2.4.2 Email Footprint – Recommended Attributes

  • Email Age
    • tenure
  • Domain Quality
    • Non-disposable
    • Non-free or long-tenured free domains
  • Reputation
    • breached, firstBreachDate, lastBreachDate
    • Prefer no breach or long time since last breach

2.5 Collection Use Case

Objective:

  • Improve contactability and collection efficiency

Key principles:

  • Not intended for approval or risk scoring

  • Focus on channel effectiveness


2.5.1 Phone Footprint – Recommended Attributes

  • Current Activity
    • active
  • Carrier Reliability
    • Known carrier
  • Carrier Anomalies
    • Unknown / virtual carriers
  • Phone Activity
    • Active status

2.5.2 Email Footprint – Recommended Attributes

  • Deliverability
    • deliverable
  • Email Activity
    • registeredProfileCount
  • Domain Reputation
    • Non-disposable

3. Evaluation Principles for Footprint Data

3.1 Compositional Nature of Footprint Features

Smile Footprint Score and Email/Phone Footprint attributes are compositional by design. They are intended to work collectively within a model, rather than as strong standalone predictors.

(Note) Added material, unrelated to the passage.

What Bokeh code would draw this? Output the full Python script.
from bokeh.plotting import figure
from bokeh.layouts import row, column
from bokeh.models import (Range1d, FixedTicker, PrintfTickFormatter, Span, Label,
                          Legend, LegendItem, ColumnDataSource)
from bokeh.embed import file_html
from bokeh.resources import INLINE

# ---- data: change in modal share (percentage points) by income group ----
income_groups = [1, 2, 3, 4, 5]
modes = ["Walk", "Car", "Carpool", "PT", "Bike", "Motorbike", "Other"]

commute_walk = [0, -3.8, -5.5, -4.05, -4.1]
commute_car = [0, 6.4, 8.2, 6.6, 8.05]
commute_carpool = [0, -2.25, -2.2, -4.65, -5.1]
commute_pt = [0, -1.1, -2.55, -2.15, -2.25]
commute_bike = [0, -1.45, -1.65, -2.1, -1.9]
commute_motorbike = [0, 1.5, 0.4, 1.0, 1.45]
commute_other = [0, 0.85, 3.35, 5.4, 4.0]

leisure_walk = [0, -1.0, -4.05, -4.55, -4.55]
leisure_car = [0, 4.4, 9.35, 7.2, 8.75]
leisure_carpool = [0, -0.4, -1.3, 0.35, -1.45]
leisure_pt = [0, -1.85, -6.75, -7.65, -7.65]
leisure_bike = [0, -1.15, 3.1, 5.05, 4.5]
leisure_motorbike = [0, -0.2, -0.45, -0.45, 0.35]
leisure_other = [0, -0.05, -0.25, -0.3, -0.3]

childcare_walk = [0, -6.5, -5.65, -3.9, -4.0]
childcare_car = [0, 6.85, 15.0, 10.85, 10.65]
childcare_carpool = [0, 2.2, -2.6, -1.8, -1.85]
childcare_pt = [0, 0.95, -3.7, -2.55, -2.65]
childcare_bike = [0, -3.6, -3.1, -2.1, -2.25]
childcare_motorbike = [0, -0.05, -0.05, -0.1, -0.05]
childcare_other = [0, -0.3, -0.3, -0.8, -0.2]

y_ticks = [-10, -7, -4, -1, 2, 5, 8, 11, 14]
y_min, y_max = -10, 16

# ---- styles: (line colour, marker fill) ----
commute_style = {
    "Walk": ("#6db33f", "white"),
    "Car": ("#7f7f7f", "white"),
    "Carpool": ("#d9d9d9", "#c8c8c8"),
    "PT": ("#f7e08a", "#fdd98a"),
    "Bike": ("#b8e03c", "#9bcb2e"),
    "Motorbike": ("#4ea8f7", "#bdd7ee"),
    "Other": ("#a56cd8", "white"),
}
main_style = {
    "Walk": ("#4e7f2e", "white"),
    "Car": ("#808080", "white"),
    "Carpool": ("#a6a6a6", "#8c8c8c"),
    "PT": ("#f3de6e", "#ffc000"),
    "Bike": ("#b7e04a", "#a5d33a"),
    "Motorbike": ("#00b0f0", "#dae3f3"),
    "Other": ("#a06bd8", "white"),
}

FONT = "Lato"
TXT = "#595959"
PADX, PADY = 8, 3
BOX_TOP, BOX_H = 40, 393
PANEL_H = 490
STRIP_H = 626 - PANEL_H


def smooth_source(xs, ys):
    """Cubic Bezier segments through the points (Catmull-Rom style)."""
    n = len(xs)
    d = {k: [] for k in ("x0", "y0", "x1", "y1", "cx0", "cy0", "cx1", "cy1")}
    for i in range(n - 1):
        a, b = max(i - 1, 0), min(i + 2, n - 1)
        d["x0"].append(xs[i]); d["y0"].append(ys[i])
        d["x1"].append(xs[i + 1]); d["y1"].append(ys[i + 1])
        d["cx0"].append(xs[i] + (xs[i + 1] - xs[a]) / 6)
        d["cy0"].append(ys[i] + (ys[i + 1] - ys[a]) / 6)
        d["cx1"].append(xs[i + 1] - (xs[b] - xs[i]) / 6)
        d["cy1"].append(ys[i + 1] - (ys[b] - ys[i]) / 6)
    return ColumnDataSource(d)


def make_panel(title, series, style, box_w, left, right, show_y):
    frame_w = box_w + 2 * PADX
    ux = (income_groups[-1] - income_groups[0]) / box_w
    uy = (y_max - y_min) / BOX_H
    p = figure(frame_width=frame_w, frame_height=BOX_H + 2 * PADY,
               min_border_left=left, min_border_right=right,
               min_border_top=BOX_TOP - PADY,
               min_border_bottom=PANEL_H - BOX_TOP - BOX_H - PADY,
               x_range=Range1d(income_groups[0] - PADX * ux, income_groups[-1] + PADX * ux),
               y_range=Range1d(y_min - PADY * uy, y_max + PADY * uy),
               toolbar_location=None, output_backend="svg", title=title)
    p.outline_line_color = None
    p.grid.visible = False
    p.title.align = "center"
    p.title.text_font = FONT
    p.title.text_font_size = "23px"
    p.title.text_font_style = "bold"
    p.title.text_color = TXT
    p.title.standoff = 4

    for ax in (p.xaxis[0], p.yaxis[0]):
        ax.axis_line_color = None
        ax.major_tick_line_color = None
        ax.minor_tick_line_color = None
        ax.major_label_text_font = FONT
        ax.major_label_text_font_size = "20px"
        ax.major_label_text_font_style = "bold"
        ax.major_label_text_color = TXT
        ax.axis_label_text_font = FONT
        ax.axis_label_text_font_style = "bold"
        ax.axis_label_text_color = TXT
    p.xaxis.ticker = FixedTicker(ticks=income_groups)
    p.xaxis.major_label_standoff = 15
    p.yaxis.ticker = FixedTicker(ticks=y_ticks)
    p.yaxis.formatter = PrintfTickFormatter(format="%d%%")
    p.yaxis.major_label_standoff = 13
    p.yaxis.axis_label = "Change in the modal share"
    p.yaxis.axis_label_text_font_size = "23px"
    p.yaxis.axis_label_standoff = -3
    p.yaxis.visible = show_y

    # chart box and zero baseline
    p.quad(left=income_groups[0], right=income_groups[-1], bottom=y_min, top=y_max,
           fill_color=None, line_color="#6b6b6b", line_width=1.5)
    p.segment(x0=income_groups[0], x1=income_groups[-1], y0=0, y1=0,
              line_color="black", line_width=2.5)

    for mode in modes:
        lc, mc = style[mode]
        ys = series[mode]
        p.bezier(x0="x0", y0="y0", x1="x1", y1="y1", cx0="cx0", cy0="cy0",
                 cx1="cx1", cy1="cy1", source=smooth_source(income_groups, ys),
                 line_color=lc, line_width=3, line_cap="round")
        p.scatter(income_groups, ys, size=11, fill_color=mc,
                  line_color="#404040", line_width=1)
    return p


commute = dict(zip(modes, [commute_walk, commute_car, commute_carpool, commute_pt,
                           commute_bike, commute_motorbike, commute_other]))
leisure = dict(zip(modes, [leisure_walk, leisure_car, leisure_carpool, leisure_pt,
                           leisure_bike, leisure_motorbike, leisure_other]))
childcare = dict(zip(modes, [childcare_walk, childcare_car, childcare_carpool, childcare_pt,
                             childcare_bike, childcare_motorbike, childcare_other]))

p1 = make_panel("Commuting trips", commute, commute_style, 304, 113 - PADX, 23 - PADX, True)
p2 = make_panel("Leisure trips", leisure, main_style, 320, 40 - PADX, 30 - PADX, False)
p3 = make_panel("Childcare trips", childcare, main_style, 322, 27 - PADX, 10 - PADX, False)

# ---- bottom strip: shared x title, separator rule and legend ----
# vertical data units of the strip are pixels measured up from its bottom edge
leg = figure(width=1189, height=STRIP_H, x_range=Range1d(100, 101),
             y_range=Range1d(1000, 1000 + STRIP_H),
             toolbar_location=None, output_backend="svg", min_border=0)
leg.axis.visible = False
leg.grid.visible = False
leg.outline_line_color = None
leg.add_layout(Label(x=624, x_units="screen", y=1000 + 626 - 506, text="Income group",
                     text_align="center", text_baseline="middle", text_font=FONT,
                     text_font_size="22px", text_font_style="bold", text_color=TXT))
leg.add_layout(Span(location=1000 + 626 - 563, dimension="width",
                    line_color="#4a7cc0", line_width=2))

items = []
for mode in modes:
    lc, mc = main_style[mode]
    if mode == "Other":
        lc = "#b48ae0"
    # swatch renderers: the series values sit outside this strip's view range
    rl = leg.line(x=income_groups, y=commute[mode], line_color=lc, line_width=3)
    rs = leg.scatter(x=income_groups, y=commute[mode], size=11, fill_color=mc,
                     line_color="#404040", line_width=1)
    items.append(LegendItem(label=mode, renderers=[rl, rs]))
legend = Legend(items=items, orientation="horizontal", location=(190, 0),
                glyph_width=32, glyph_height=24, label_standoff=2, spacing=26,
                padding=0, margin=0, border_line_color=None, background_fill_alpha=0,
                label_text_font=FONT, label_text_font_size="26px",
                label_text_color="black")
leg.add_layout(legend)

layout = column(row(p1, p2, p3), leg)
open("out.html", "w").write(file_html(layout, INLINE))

3.2 Limitations of Feature-by-Feature Evaluation

3.2.1 Feature Interactions Are Not Captured

  • Many features derive value from interactions.

  • Example:

    • email.registeredProfilesCount may be weak alone,

    • But becomes highly predictive when combined with:

      • mobile.registeredProfilesCount

      • analysis.fraudScore

  • Single-variable evaluation misses these joint effects.


3.2.2 Collinearity Is Misinterpreted

  • Many attributes are correlated by nature (e.g., social/media registration signals)

  • Individual IV:

    • May double-count signal
    • Or underestimate group-level contribution
  • The signal exists at a group level, not always at an individual feature level.

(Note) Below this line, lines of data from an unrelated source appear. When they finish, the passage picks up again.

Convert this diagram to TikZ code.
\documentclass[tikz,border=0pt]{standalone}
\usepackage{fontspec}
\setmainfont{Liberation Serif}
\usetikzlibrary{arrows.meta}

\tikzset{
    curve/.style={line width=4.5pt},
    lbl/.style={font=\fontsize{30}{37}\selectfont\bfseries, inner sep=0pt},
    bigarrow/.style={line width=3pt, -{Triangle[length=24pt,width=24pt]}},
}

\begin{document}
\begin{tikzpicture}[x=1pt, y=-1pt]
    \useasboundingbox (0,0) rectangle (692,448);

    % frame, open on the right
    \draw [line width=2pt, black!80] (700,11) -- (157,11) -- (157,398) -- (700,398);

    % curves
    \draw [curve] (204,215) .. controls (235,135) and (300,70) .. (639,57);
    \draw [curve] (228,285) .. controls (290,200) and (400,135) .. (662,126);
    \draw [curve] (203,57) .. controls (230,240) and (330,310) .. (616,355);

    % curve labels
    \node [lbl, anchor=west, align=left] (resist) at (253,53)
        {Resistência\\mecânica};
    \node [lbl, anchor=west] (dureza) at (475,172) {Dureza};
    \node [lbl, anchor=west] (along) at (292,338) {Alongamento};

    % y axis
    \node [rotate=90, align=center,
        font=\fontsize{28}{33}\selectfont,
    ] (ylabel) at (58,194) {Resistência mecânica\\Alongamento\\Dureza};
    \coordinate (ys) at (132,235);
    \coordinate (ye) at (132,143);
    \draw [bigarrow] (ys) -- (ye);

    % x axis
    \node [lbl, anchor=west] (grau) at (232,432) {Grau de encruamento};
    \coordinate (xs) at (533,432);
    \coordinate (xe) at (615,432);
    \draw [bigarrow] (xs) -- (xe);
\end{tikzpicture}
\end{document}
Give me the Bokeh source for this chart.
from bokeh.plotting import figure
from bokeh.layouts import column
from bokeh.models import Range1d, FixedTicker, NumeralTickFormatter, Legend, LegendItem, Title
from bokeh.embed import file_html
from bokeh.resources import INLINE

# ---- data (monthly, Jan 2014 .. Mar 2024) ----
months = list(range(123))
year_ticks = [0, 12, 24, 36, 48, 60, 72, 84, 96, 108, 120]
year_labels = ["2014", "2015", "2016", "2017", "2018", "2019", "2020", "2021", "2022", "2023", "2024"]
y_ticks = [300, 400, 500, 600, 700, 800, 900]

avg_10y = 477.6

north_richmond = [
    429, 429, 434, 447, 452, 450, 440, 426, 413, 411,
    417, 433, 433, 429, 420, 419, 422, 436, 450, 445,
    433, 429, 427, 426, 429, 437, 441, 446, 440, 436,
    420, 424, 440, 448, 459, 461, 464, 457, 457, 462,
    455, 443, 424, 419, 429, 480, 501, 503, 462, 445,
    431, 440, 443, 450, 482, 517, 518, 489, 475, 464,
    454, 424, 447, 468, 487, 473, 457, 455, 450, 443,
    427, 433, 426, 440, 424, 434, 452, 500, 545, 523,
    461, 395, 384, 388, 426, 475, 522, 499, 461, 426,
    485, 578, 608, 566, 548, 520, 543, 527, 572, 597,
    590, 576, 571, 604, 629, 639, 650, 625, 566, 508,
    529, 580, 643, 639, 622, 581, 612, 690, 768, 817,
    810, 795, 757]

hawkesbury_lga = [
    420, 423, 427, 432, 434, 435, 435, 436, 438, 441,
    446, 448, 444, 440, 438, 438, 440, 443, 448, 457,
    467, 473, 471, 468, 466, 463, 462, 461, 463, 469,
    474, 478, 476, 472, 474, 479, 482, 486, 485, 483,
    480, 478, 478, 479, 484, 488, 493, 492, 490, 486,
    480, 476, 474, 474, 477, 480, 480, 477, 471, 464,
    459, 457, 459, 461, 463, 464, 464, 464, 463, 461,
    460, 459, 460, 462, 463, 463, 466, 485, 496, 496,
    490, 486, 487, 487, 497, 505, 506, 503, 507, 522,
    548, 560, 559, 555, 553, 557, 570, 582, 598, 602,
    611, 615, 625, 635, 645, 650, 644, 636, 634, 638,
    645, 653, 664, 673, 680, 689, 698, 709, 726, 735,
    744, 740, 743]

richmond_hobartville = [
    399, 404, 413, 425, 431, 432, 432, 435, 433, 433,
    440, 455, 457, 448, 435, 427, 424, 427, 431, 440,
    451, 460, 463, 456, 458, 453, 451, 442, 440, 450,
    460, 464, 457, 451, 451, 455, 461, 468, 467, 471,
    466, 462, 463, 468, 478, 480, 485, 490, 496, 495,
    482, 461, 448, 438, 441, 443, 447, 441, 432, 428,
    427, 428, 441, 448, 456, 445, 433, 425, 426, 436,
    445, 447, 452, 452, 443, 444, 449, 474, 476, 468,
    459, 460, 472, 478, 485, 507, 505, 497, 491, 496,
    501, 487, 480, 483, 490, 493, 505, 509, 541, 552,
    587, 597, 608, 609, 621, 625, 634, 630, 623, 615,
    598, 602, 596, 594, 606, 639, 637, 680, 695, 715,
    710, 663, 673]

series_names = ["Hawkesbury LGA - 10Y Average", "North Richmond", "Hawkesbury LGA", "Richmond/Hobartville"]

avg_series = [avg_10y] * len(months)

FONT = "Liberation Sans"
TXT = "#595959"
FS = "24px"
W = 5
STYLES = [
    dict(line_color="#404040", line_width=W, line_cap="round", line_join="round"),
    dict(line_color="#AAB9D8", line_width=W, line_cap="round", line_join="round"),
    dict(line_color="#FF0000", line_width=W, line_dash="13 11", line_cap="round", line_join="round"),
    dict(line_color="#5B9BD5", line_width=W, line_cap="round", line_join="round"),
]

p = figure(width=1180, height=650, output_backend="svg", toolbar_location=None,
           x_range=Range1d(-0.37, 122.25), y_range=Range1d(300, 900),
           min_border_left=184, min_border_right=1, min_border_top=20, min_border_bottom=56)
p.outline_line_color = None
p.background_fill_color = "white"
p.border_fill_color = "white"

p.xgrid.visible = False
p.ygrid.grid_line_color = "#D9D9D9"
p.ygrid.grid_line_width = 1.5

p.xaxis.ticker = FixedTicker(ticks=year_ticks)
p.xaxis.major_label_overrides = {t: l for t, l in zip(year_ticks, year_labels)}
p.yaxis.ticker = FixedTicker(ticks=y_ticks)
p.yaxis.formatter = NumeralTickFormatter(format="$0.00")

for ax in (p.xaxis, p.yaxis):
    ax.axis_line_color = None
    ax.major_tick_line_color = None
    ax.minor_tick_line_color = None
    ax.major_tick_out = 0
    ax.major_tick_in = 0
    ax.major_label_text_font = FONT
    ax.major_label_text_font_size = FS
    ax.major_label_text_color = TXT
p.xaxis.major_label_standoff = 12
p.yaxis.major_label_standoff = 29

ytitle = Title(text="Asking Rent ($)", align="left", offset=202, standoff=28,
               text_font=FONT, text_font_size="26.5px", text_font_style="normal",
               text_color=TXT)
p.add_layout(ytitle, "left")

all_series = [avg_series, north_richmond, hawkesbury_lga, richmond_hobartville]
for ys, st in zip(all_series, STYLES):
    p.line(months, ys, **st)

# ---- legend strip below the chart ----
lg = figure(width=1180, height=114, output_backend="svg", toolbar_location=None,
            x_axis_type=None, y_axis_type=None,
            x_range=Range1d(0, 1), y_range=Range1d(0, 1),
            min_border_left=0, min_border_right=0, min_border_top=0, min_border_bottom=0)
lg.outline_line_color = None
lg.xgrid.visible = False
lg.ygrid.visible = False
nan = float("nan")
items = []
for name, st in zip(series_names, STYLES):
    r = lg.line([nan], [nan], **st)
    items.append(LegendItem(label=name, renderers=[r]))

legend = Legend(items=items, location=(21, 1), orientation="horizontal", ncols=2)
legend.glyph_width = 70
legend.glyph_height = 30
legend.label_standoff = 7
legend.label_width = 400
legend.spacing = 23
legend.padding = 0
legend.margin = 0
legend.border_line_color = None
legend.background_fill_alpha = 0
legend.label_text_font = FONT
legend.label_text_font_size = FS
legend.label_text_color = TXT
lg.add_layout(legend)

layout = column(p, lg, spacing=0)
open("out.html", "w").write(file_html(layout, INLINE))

3.2.3 Linear Metrics Are Insufficient

  • IV / KS assume linear and monotonic relationships
  • Footprint data often exhibits:
    • Non-linear patterns
    • Conditional dependencies
  • These are better captured by:
    • Tree-based models
    • Ensemble learning approaches

4. Recommended Evaluation Methodology

4.1 Model-Based Evaluation (Primary Method)

Train models using all footprint features together:

  • Logistic Regression (baseline)

  • Gradient Boosted Models:

    • XGBoost
    • LightGBM

Evaluate on a holdout dataset using:

  • AUC-ROC
  • Gini coefficient

This reflects the true predictive power of the dataset.


4.2 Incremental Lift / Ablation Analysis

  1. Start with an existing / Build a baseline model
  2. Add footprint features
  3. Measure incremental improvement:
    • Δ AUC
    • Δ Gini
    • Business KPIs (approval rate, bad rate)

This shows real contribution to your current stack.


4.3 Feature Contribution Analysis (SHAP)

After model training:

  • Use SHAP values to assess feature importance

Benefits:

  • Accounts for feature interactions
  • Provides directional and magnitude insights
  • More robust than IV for this type of data

5. Summary

  • Footprint data is designed to operate as an ensemble of signals

  • Individual feature testing will underestimate its value

  • The correct evaluation approach is:

    Model-level performance improvement — specifically the incremental AUC (or Gini) gained when adding footprint features to an existing model


6. Key Takeaway

The value of Smile Footprint lies not in isolated variables, but in how these signals interact within a model to improve overall predictive performance across different business use cases.